# Jam Night, Open Mic Night ? where When etc... A review



## sambonee (Dec 20, 2007)

SO here it goes,

I was on a quest to find the closest jam night to mississauga on tuesday night. IT turns out that I went to the AXIS Gallery and grill on DUndas just west of Keele. I didn`t know what to expect. 

it was snowing so there weren`t very many people there. I noticed right away that the players in the band were accomplished, which pleased me as I have been playing for a long time and like to be the weaker link in the group as opposed to the one who pulls it along if you know what I mean.

I have recently gotten into playing all the cover tunes that I do (which is about 20% of the songs I currently perform) in a completely different style. Having said this, you`ll probably already know that I wanted to give at least the bass player a written arrangement of the A and B sections of each song.

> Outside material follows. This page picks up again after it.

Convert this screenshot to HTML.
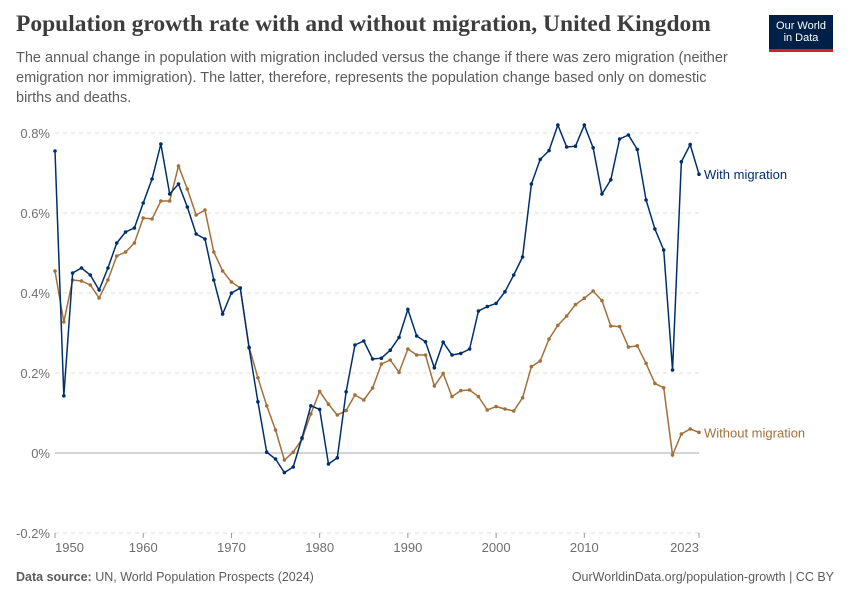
<!DOCTYPE html>
<html><head><meta charset="utf-8"><style>
body{margin:0;background:#fff;width:850px;height:600px;overflow:hidden;font-family:"Liberation Sans",sans-serif}
.title{position:absolute;left:16px;top:11px;font-family:"Liberation Serif",serif;font-weight:bold;font-size:23.5px;color:#3d3d3d}
.sub{position:absolute;left:16px;top:48px;width:830px;font-size:14.5px;line-height:20px;color:#5b5b5b;white-space:nowrap}
.logo{position:absolute;left:769px;top:15px;width:64px;height:37px;background:#002147;color:#fff;font-size:11px;line-height:12px;text-align:center;padding-top:5px;box-sizing:border-box;border-bottom:3px solid #ce261e}
.foot{position:absolute;top:570px;font-size:12.5px;color:#5b5b5b}
</style></head><body>
<div class="title">Population growth rate with and without migration, United Kingdom</div>
<div class="sub">The annual change in population with migration included versus the change if there was zero migration (neither<br>emigration nor immigration). The latter, therefore, represents the population change based only on domestic<br>births and deaths.</div>
<div class="logo">Our World<br>in Data</div>
<div class="foot" style="left:16px"><b>Data source:</b> UN, World Population Prospects (2024)</div>
<div class="foot" style="right:16px">OurWorldinData.org/population-growth | CC BY</div>
<svg id="c" width="850" height="600" style="position:absolute;left:0;top:0"></svg>
<script>
const years=[];for(let y=1950;y<=2023;y++)years.push(y);
const withMig=[.755,.143,.45,.4625,.445,.4075,.4625,.525,.5525,.5625,.625,.685,.7725,.6475,.6725,.615,.5475,.535,.4325,.3475,.40,.4125,.263,.128,.002,-.015,-.049,-.035,.038,.118,.109,-.0275,-.012,.153,.27,.28,.235,.237,.257,.289,.359,.2925,.278,.213,.277,.245,.249,.26,.355,.366,.374,.403,.445,.49,.6725,.734,.756,.82,.765,.767,.82,.763,.6475,.683,.785,.795,.759,.6325,.56,.5075,.2075,.728,.771,.697];
const withoutMig=[.455,.3275,.4325,.43,.42,.3875,.4325,.4925,.5025,.525,.5875,.585,.63,.63,.7175,.66,.595,.6075,.5025,.455,.4275,.4125,.265,.188,.118,.0575,-.0175,.002,.035,.0975,.154,.122,.095,.106,.145,.1325,.1625,.2225,.2325,.2017,.26,.245,.245,.1675,.199,.141,.156,.1575,.141,.1075,.116,.11,.105,.138,.216,.23,.285,.319,.3425,.371,.387,.405,.381,.3175,.316,.265,.268,.224,.174,.163,-.005,.0475,.06,.0517];
const yTicks=[-0.2,0,0.2,0.4,0.6,0.8];
const xTicks=[1950,1960,1970,1980,1990,2000,2010,2023];
const X=y=>55+(y-1950)*644/73, Y=v=>453-v*400;
const s=document.getElementById('c'),NS='http://www.w3.org/2000/svg';
function mk(t,a,txt){const e=document.createElementNS(NS,t);for(const k in a)e.setAttribute(k,a[k]);if(txt!=null)e.textContent=txt;s.appendChild(e);return e;}
yTicks.forEach(v=>{
 const l=mk('line',{x1:55,x2:699,y1:Y(v),y2:Y(v),stroke:v===0?'#a8a8a8':'#dddddd','stroke-dasharray':v===0?'':'4,4'});
 
 
 const t=mk('text',{x:50,y:Y(v)+5,'font-size':13,fill:'#6e6e6e','text-anchor':'end','font-family':'Liberation Sans'},(v===0?'0':v.toFixed(1))+'%');
 
 
});
xTicks.forEach((y,i)=>{
 const tk=mk('line',{x1:X(y),x2:X(y),y1:533,y2:538,stroke:'#999'});
 
 
 const anchor=i===0?'start':i===xTicks.length-1?'end':'middle';
 const t=mk('text',{x:i===0?55:i===xTicks.length-1?699:X(y),y:552,'font-size':13,fill:'#6e6e6e','text-anchor':anchor,'font-family':'Liberation Sans'},y);
 
 
});
function series(vals,col,name,label){
 const p=mk('polyline',{points:vals.map((v,i)=>X(years[i])+','+Y(v)).join(' '),fill:'none',stroke:col,'stroke-width':1.5});
 
 
 vals.forEach((v,i)=>{const c=mk('circle',{cx:X(years[i]),cy:Y(v),r:1.8,fill:col});
  
  });
 const t=mk('text',{x:704,y:Y(vals[vals.length-1])+5,'font-size':13,fill:col,'font-family':'Liberation Sans'},label);
 
 
}
series(withoutMig,'#a2703a','without-migration','Without migration');
series(withMig,'#002f6c','with-migration','With migration');
</script>
</body></html>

Well it was really awesome, Trevor, drums, was an excellent listener. very keen to catch rhythmic syncopations and go with them. Dave (I believe is his name), bass, excellent touch and very laid back as they all were. Les was on guitar and I knew that he could handle anything, reallly. Ollie was there as well but the stage wasn`t for 3 guitars and he took a break.

I was going to play through Ollie's Princeton RI but it wasn't dirty enough for the sound that I like. I brought along with me the joe strummer tele, and Les was playing that one. and I was playing my new EBMM ALbert Lee Signature model. we played one of my original songs, sunshine of your love (rearranged), and Green river.

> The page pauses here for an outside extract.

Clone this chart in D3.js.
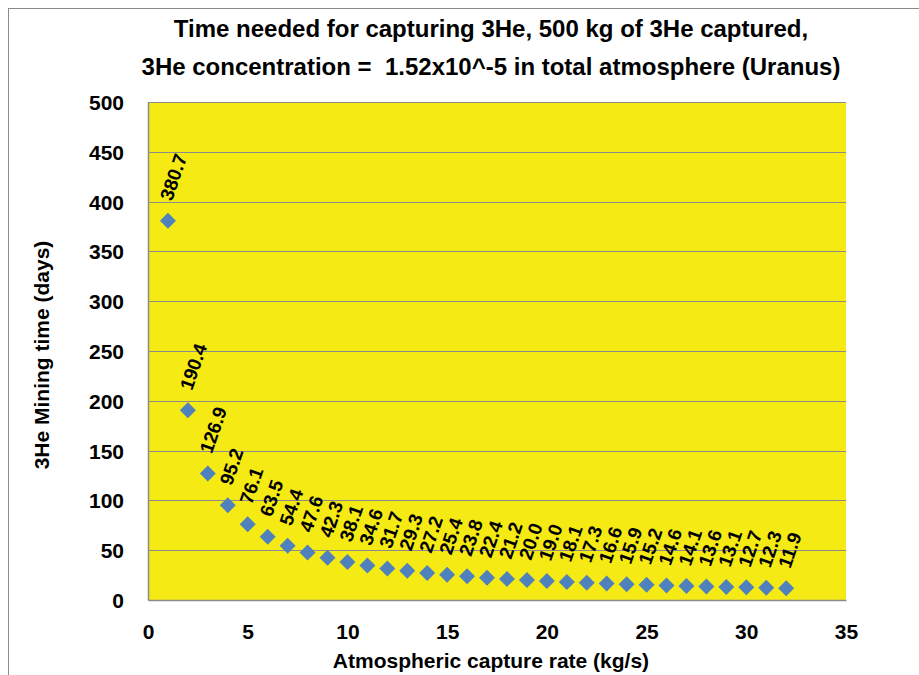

*highly recommended jam night. I was going to play 6 songs but the jammers before me were up there a bit longer than expected *

Next was Mississauga and Oakville on Wednesday night.

Gary Taylor drummer and his jam band now play at Mulligan´s pub-restaurant at DUndas w of GLen Erin in the Woodchester Plaza. AWESOME band, Gary and I recorded about 8yrs ago together. he and the bassist Glyn played at my wedding. well my bassist, Lee, and I played 3 songs with Gary. 2 originals and Going to Calif. from Zeppelin rearranged a-la-me! excellent reception. then I let Dave, their guitarist play the EEMM A. Lee guitar and he liked it a lut!

next was onto the Moonshine cafe in Oakville, probably the most authentic music cafe in the whole town of Oakville. Awesome night, they don´t hold the jam with a full band every week but they do once a month. definitively worth checking out.

let me know if you liked my review
thanks


----------



## dwagar (Mar 6, 2006)

nice review. Jams are great, even if you aren't playing, people should get out and support them.

Some of the best live music out there can happen spontaneously at some of these jams.


----------



## ashm70 (Apr 2, 2009)

I have attended the open mic at the 'shine.... I tanked HUGE. Won't be going back there and subjecting people to my crap for a long while now.... At least tehy did not throw stuff at me...


----------